I have spoken of the vacant house—family gone: The young Sir Walter Scott, of the British army, and heir to the estate—was at that date (1845) absent in the Indies; and only two years thereafter died at sea on his voyage home. Charles Scott, the only brother of the younger Sir Walter, died in 1841.[22] Miss Anne Scott, the only unmarried daughter of the author of Waverley, died—worn-out with tenderest care of mother and father, and broken-hearted—in 1833. Her only sister, Mrs. (Sophia Scott) Lockhart, died in 1837. Her oldest son—John Hugh, familiarly known as “Hugh Little John”—the crippled boy, for whom had been written the Tales of a Grandfather, and the darling of the two households upon Tweed-side—died in 1831. I cannot forbear quoting here a charming little memorial of him, which, within the present year, has appeared in Mr. Lang’s Life of Lockhart.
“A figure as of one of Charles Lamb’s dream-children haunts the little beck at Chiefswood, and on that haugh at Abbotsford, where Lockhart read the manuscript of the Fortunes of Nigel, fancy may see ‘Hugh Little John,’ ‘throwing stones into the burn,’ for so he called the Tweed. While children study the Tales of a Grandfather, he does not want friends in this world to remember and envy the boy who had Sir Walter to tell him stories.”—P. 75, vol. ii.
A younger son of Lockhart, Walter Scott by name, became, at the death of the younger Walter Scott, inheritor of all equities in the landed estate upon Tweed-side, and the proper Laird of Abbotsford.

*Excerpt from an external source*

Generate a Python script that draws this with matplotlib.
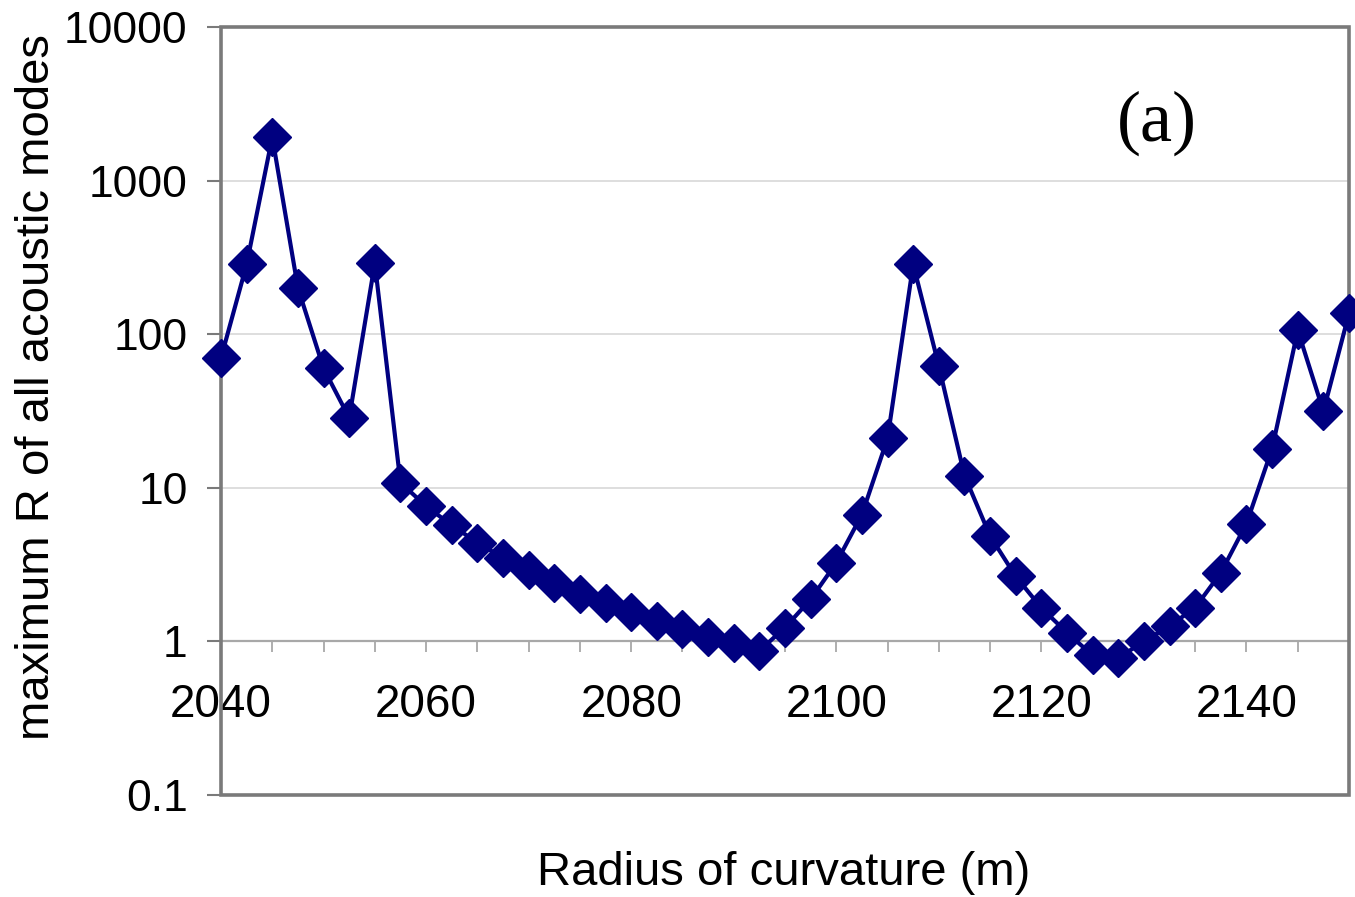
import matplotlib
matplotlib.use("Agg")
import matplotlib.pyplot as plt
from matplotlib.patches import Rectangle
from matplotlib.ticker import MultipleLocator, NullLocator

# radius of curvature (m) and maximum R over all acoustic modes
radius = [2040, 2042.5, 2045, 2047.5, 2050, 2052.5, 2055, 2057.5, 2060, 2062.5,
          2065, 2067.5, 2070, 2072.5, 2075, 2077.5, 2080, 2082.5, 2085, 2087.5,
          2090, 2092.5, 2095, 2097.5, 2100, 2102.5, 2105, 2107.5, 2110, 2112.5,
          2115, 2117.5, 2120, 2122.5, 2125, 2127.5, 2130, 2132.5, 2135, 2137.5,
          2140, 2142.5, 2145, 2147.5, 2150]
max_r = [70, 285, 1920, 200, 60, 28.5, 290, 10.8, 7.6, 5.7,
         4.4, 3.5, 2.9, 2.4, 2.03, 1.77, 1.56, 1.36, 1.21, 1.07,
         0.97, 0.87, 1.23, 1.88, 3.25, 6.7, 21, 285, 62, 12,
         4.85, 2.65, 1.65, 1.14, 0.81, 0.78, 1.0, 1.26, 1.66, 2.8,
         5.85, 18, 106, 31.5, 137]

y_ticks = [0.1, 1, 10, 100, 1000, 10000]
y_tick_labels = ["0.1", "1", "10", "100", "1000", "10000"]
x_ticks = [2040, 2060, 2080, 2100, 2120, 2140]
x_tick_labels = ["2040", "2060", "2080", "2100", "2120", "2140"]

NAVY = "#000080"
FRAME = "#7a7a7a"
AXIS1 = "#a8a8a8"

plt.rcParams["font.family"] = ["Liberation Sans", "DejaVu Sans"]

fig = plt.figure(figsize=(13.55, 8.97), dpi=100)
ax = fig.add_axes([0.1631, 0.1137, 0.8325, 0.8562])

ax.set_yscale("log")
ax.set_ylim(0.1, 10000)
ax.set_xlim(2040, 2150)

ax.set_yticks(y_ticks)
ax.set_yticklabels(y_tick_labels)
ax.yaxis.set_minor_locator(NullLocator())
ax.yaxis.grid(True, which="major", color="#d8d8d8", lw=1.2)
ax.set_axisbelow(True)

ax.set_xticks(x_ticks)
ax.set_xticklabels(x_tick_labels)
ax.xaxis.set_minor_locator(MultipleLocator(5))

# excel style: category axis crosses at y = 1
for side in ["top", "right", "left"]:
    ax.spines[side].set_visible(False)
ax.spines["bottom"].set_position(("data", 1))
ax.spines["bottom"].set_color(AXIS1)
ax.spines["bottom"].set_linewidth(1.6)
ax.add_patch(Rectangle((0, 0), 1, 1, transform=ax.transAxes, fill=False,
                       ec=FRAME, lw=2.6, clip_on=False, zorder=3))

ax.tick_params(axis="y", direction="out", length=10, width=1.5, color=FRAME,
               labelsize=32, pad=14)
ax.tick_params(axis="x", which="both", direction="out", length=8, width=1.3,
               color=AXIS1, labelsize=33, pad=22)

ax.plot(radius, max_r, color=NAVY, lw=3.0, marker="D", ms=19,
        clip_on=False, zorder=5)

ax.text(0.83, 0.874, "(a)", transform=ax.transAxes, ha="center", va="center",
        fontsize=52, family=["Liberation Serif", "DejaVu Serif"])

fig.text(0.578, 0.027, "Radius of curvature (m)", ha="center", va="center",
         fontsize=34)
fig.text(0.027, 0.569, "maximum R of all acoustic modes", ha="center",
         va="center", rotation=90, fontsize=34)

fig.savefig("out.png", dpi=100)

His story is a short and a sad one; he was utterly unworthy, and died almost unbefriended at Versailles in January, 1853.
His father, J. G. Lockhart, acknowledging a picture of this son, under date of 1843, in a letter addressed to his daughter Charlotte—(later Mrs. Hope-Scott,[23] and mother of the present proprietress of Abbotsford), writes with a grief he could not cover:—
“I am not sorry to have it by me, though it breaks my heart to recall the date. It is of the sweet, innocent, happy boy, home for Sunday from Cowies [his school].… Oh, God! how soon that day became clouded, and how dark its early close! Well, I suppose there is another world; if not, sure this is a blunder.”
I have not spoken—because there seemed no need to speak—of the way in which those marvellous romantic fictions of Sir Walter came pouring from the pen, under a cloud of mystery, and of how the great burden of his business embarrassments—due largely to the recklessness of his jolly, easy-going friends, the Ballantynes—overwhelmed him at last. Indeed, in all I have ventured to say of Scott, I have a feeling of its impertinence—as if I were telling you about your next-door neighbor: we all know that swift, brilliant, clouded career so well! But are those novels of his to live, and to delight coming generations, as they have the past? I do not know what the very latest critics may have to say; but, for my own part, I have strong belief that a century or two more will be sure to pass over before people of discernment, and large humanities, and of literary appreciation, will cease to read and to enjoy such stories as that of the Talisman of Kenilworth and of Old Mortality. I know ’tis objected, and with much reason, that he wrote hastily, carelessly—that his stories are in fact (what Carlyle called them) extemporaneous stories. Yet, if they had been written under other conditions, could we have counted upon the heat and the glow which gives them illumination?
No, no—we do not go to him for word-craft; men of shorter imaginative range, and whose judgments wait on conventional rule, must guide us in such direction, and pose as our modellers of style. Goldsmith and Swift both may train in that company. But this master we are now considering wrote so swiftly and dashed so strongly into the current of what he had to say, that he was indifferent to methods and words, except what went to engage the reader and keep him always cognizant of his purpose. But do you say that this is the best aim of all writing? Most surely it is wise for a writer to hold attention by what arts he can: failing of this, he fails of the best half of his intent; but if he gains this by simple means, by directness, by limpid language, and no more of it than the thought calls for, and by such rhythmic and beguiling use of it as tempts the reader to follow, he is a safer exemplar than one who by force of genius can accomplish his aims by loose expressions and redundance of words.